:: TO BE DONE ::
Begin with the first line below and retype each line exactly through the line containing "import pandas as pd". Any pictures are to be left out.

★ ★ ★ ★

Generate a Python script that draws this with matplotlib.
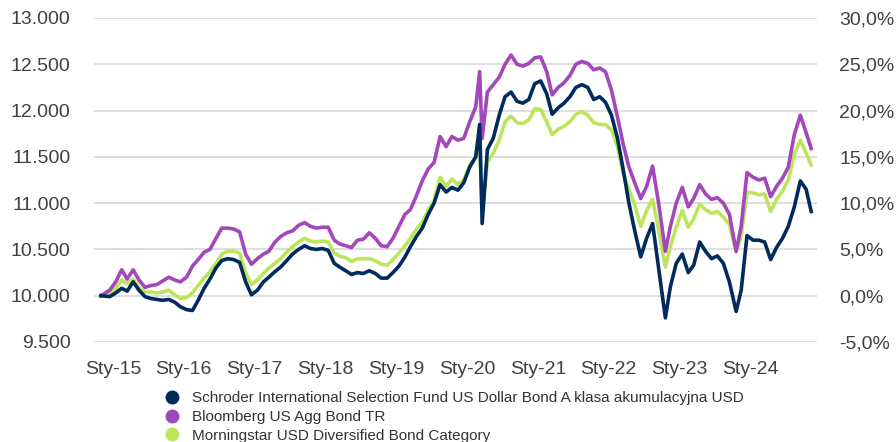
import matplotlib
matplotlib.use("Agg")
import matplotlib.pyplot as plt
from matplotlib.lines import Line2D
from matplotlib.ticker import FuncFormatter, MultipleLocator
import pandas as pd

# ---- data (index values, start = 10 000) ----
dates = ["2014-10-31", "2014-12-15",
         "2015-01-15", "2015-02-15", "2015-03-15", "2015-04-15", "2015-05-15", "2015-06-15",
         "2015-07-15", "2015-08-15", "2015-09-15", "2015-10-15", "2015-11-15", "2015-12-15",
         "2016-01-15", "2016-02-15", "2016-03-15", "2016-04-15", "2016-05-15", "2016-06-15",
         "2016-07-15", "2016-08-15", "2016-09-15", "2016-10-15", "2016-11-15", "2016-12-15",
         "2017-01-15", "2017-02-15", "2017-03-15", "2017-04-15", "2017-05-15", "2017-06-15",
         "2017-07-15", "2017-08-15", "2017-09-15", "2017-10-15", "2017-11-15", "2017-12-15",
         "2018-01-15", "2018-02-15", "2018-03-15", "2018-04-15", "2018-05-15", "2018-06-15",
         "2018-07-15", "2018-08-15", "2018-09-15", "2018-10-15", "2018-11-15", "2018-12-15",
         "2019-01-15", "2019-02-15", "2019-03-15", "2019-04-15", "2019-05-15", "2019-06-15",
         "2019-07-15", "2019-08-15", "2019-09-15", "2019-10-15", "2019-11-15", "2019-12-15",
         "2020-01-15", "2020-02-15", "2020-03-06", "2020-03-19", "2020-04-15", "2020-05-15",
         "2020-06-15", "2020-07-15", "2020-08-15", "2020-09-15", "2020-10-15", "2020-11-15",
         "2020-12-15",
         "2021-01-15", "2021-02-15", "2021-03-15", "2021-04-15", "2021-05-15", "2021-06-15",
         "2021-07-15", "2021-08-15", "2021-09-15", "2021-10-15", "2021-11-15", "2021-12-15",
         "2022-01-15", "2022-02-15", "2022-03-15", "2022-04-15", "2022-05-15", "2022-06-15",
         "2022-07-15", "2022-08-15", "2022-09-15", "2022-10-20", "2022-11-15", "2022-12-15",
         "2023-01-15", "2023-02-15", "2023-03-15", "2023-04-15", "2023-05-15", "2023-06-15",
         "2023-07-15", "2023-08-15", "2023-09-15", "2023-10-20", "2023-11-15", "2023-12-15",
         "2024-01-15", "2024-02-15", "2024-03-15", "2024-04-15", "2024-05-15", "2024-06-15",
         "2024-07-15", "2024-08-15", "2024-09-15", "2024-10-15", "2024-11-10"]

schroder = [10000, 9990,
            10030, 10080, 10050, 10150, 10060, 9990, 9970, 9960, 9950, 9960, 9930, 9880,
            9850, 9840, 9950, 10080, 10180, 10300, 10380, 10400, 10390, 10360, 10150, 10010,
            10060, 10150, 10200, 10260, 10310, 10380, 10450, 10500, 10540, 10510, 10500, 10510,
            10490, 10350, 10310, 10270, 10230, 10250, 10240, 10270, 10240, 10190, 10190, 10250,
            10320, 10420, 10530, 10640, 10730, 10880, 11000, 11200, 11120, 11170, 11140, 11220,
            11390, 11500, 11850, 10780, 11580, 11700, 11950, 12150, 12200, 12100, 12080, 12120,
            12290,
            12320, 12180, 11960, 12030, 12080, 12150, 12250, 12280, 12250, 12120, 12150, 12090,
            11950, 11700, 11380, 11000, 10700, 10420, 10620, 10780, 10300, 9760, 10100, 10350,
            10450, 10250, 10330, 10580, 10480, 10400, 10430, 10350, 10150, 9830, 10060, 10650,
            10600, 10600, 10580, 10390, 10520, 10620, 10750, 10960, 11240, 11150, 10910]

bloomberg = [10000, 10060,
             10150, 10280, 10180, 10280, 10170, 10090, 10110, 10120, 10160, 10200, 10170, 10150,
             10200, 10320, 10390, 10470, 10500, 10620, 10730, 10730, 10720, 10690, 10450, 10340,
             10400, 10450, 10480, 10580, 10640, 10680, 10700, 10760, 10790, 10750, 10730, 10740,
             10740, 10600, 10560, 10540, 10520, 10600, 10610, 10680, 10620, 10540, 10530, 10620,
             10750, 10880, 10930, 11080, 11240, 11370, 11440, 11720, 11610, 11720, 11680, 11700,
             11880, 12040, 12420, 11700, 12200, 12280, 12360, 12500, 12600, 12500, 12480, 12510,
             12570,
             12580, 12420, 12170, 12250, 12300, 12380, 12500, 12530, 12510, 12440, 12460, 12420,
             12220, 11930, 11650, 11390, 11220, 11050, 11180, 11400, 11000, 10480, 10750, 11000,
             11170, 10960, 11050, 11200, 11100, 11040, 11060, 11000, 10880, 10480, 10750, 11330,
             11280, 11250, 11270, 11070, 11180, 11270, 11390, 11740, 11950, 11760, 11590]

morningstar = [10000, 10020,
               10080, 10170, 10130, 10180, 10090, 10040, 10040, 10030, 10040, 10060, 10010, 9970,
               9980, 10030, 10110, 10190, 10260, 10350, 10450, 10480, 10480, 10460, 10250, 10120,
               10170, 10240, 10300, 10350, 10400, 10470, 10530, 10580, 10620, 10590, 10580, 10590,
               10580, 10460, 10430, 10410, 10370, 10400, 10400, 10400, 10380, 10340, 10330, 10390,
               10460, 10540, 10620, 10720, 10790, 10930, 11030, 11280, 11180, 11260, 11200, 11250,
               11410, 11500, 11700, 10880, 11440, 11540, 11680, 11880, 11940, 11870, 11860, 11900,
               12020,
               12010, 11880, 11740, 11800, 11830, 11880, 11960, 11990, 11950, 11870, 11850, 11850,
               11790, 11610, 11330, 11150, 10980, 10750, 10920, 11040, 10720, 10310, 10530, 10740,
               10920, 10740, 10830, 10990, 10930, 10890, 10910, 10850, 10770, 10470, 10640, 11120,
               11110, 11090, 11100, 10910, 11040, 11130, 11250, 11530, 11680, 11540, 11410]

series_names = ["Schroder International Selection Fund US Dollar Bond A klasa akumulacyjna USD",
                "Bloomberg US Agg Bond TR",
                "Morningstar USD Diversified Bond Category"]
series_colors = ["#002b5c", "#a347ba", "#bde55c"]
year_labels = ["Sty-15", "Sty-16", "Sty-17", "Sty-18", "Sty-19",
               "Sty-20", "Sty-21", "Sty-22", "Sty-23", "Sty-24"]

# ---- plotting ----
plt.rcParams['font.family'] = ['Liberation Sans', 'DejaVu Sans']
fig = plt.figure(figsize=(8.96, 4.42), dpi=100)
ax = fig.add_axes([94/896, 1-342/442, (817-94)/896, (342-18)/442])

x = pd.to_datetime(dates)
for vals, col in [(morningstar, series_colors[2]), (bloomberg, series_colors[1]), (schroder, series_colors[0])]:
    ax.plot(x, vals, color=col, lw=2.6, solid_joinstyle='round')

ax.set_ylim(9500, 13000)
ax.yaxis.set_major_locator(MultipleLocator(500))
ax.yaxis.set_major_formatter(FuncFormatter(lambda v, p: f"{v:,.0f}".replace(",", ".")))
ax.set_xlim(pd.Timestamp("2014-09-25"), pd.Timestamp("2024-12-10"))
ticks = pd.to_datetime([f"20{lbl[-2:]}-01-01" for lbl in year_labels])
ax.set_xticks(ticks)
ax.set_xticklabels(year_labels)

ax.grid(axis='y', color='#d9d9d9', lw=1.2)
ax.set_axisbelow(True)
for s in ax.spines.values():
    s.set_visible(False)
ax.tick_params(axis='both', length=0, labelsize=14, labelcolor='#404040')
ax.tick_params(axis='y', pad=17)
ax.tick_params(axis='x', pad=14)

ax2 = ax.twinx()
ax2.set_ylim(-5, 30)
ax2.yaxis.set_major_locator(MultipleLocator(5))
ax2.yaxis.set_major_formatter(FuncFormatter(lambda v, p: f"{v:.1f}%".replace(".", ",")))
for s in ax2.spines.values():
    s.set_visible(False)
ax2.tick_params(axis='y', length=0, labelsize=14, labelcolor='#404040', pad=16)

handles = [Line2D([], [], ls='none', marker='o', ms=9, color=c) for c in series_colors]
fig.legend(handles, series_names, loc='upper left', bbox_to_anchor=(164/896, 1-391/442),
           frameon=False, fontsize=11, labelcolor='#333333', handlelength=1.0,
           handletextpad=0.8, labelspacing=0.32, borderpad=0, borderaxespad=0)

fig.savefig("out.png", dpi=100)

★ ★ ★ ★

:: FINAL RESULT ::
Generate a Python script that draws this with matplotlib.
import matplotlib
matplotlib.use("Agg")
import matplotlib.pyplot as plt
from matplotlib.lines import Line2D
from matplotlib.ticker import FuncFormatter, MultipleLocator
import pandas as pd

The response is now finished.